Папула выстрелил. Пуля со свистом впилась в ствол сосны и обожгла Калькаеву левую щеку. Кровь, липкая, густая затеплилась на губах. Тем временем враги успели скрыться. Тогда боец побежал по глубокой лыжне. Хлопья снега слепили ему глаза. Неожиданно из-за ближайшего дерева на него набросился Папула с кинжалом в руке. Калькаев успел ловко перехватить его руку.

— Не губи! — взмолился Папула. — Давай вместе догоним этого подлеца!

Калькаев огляделся. Парашютиста не было. Куда он побежал? И вдруг в лесу послышались знакомые голоса лыжников, залаяли собаки. Калькаев облегченно вздохнул. Когда подоспели бойцы, он сказал, указывая на Папулу:

— Этого задержал. А второй ушел.

— Ничего, далеко не уйдет! — успокоил его командир роты.

Вскоре лыжники привели парашютиста. У него нашли письмо, в котором сообщались ценные сведения о нашем батальоне.

ДО ПОСЛЕДНЕГО ВЗДОХА

Несколько дней бушевала пурга. Дороги занесло. Снежные сугробы сровняли с землей заборы и крыши домов.

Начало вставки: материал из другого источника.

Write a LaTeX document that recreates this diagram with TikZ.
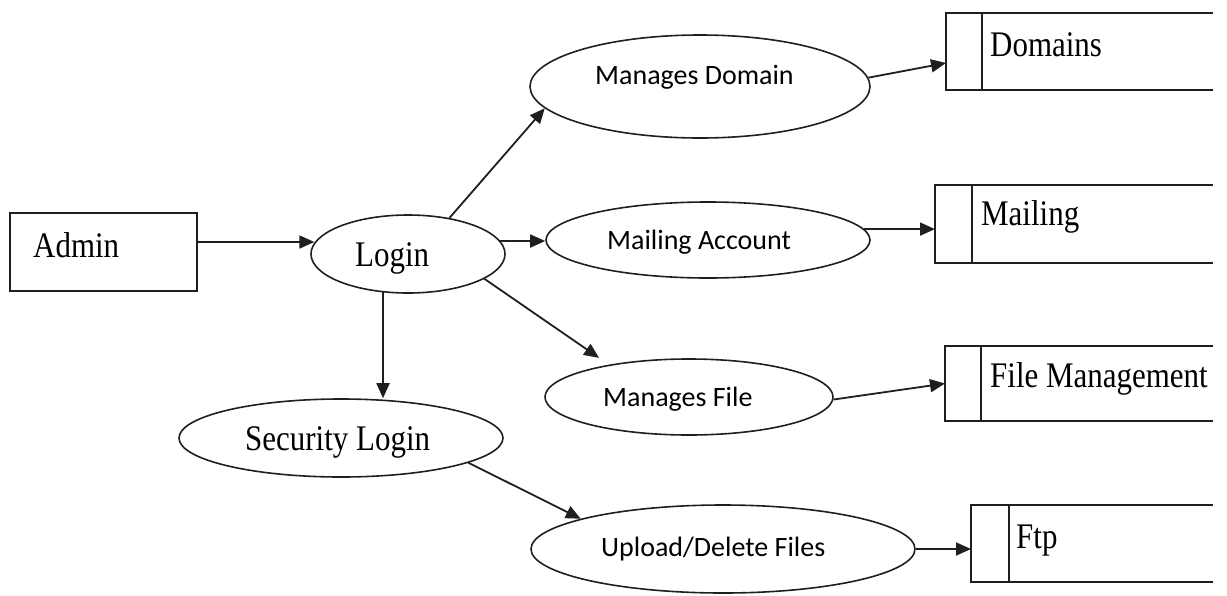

Жители деревни Подчертково, в которой стоял наш лыжный батальон, знали не одну суровую зиму. В такую непогодь они обычно сидели в избах, никуда не ездили и никого не ждали. Даже соседи редко навещали друг друга. Нам же пурга была верным помощником. Мы почти наверняка знали: в такую погоду немцы не рискнут начать бой. На больших просторах белорусской земли хозяевами были партизаны. В один из таких дней наша разведка донесла: в расположение партизанского соединения вторгся большой карательный отряд гитлеровцев, разгорелся жестокий бой. Там, где карателям удалось потеснить партизан, они жгли деревни, грабили, а жителей расстреливали или угоняли на каторгу. Помочь партизанам командование поручило нам, уральским лыжникам.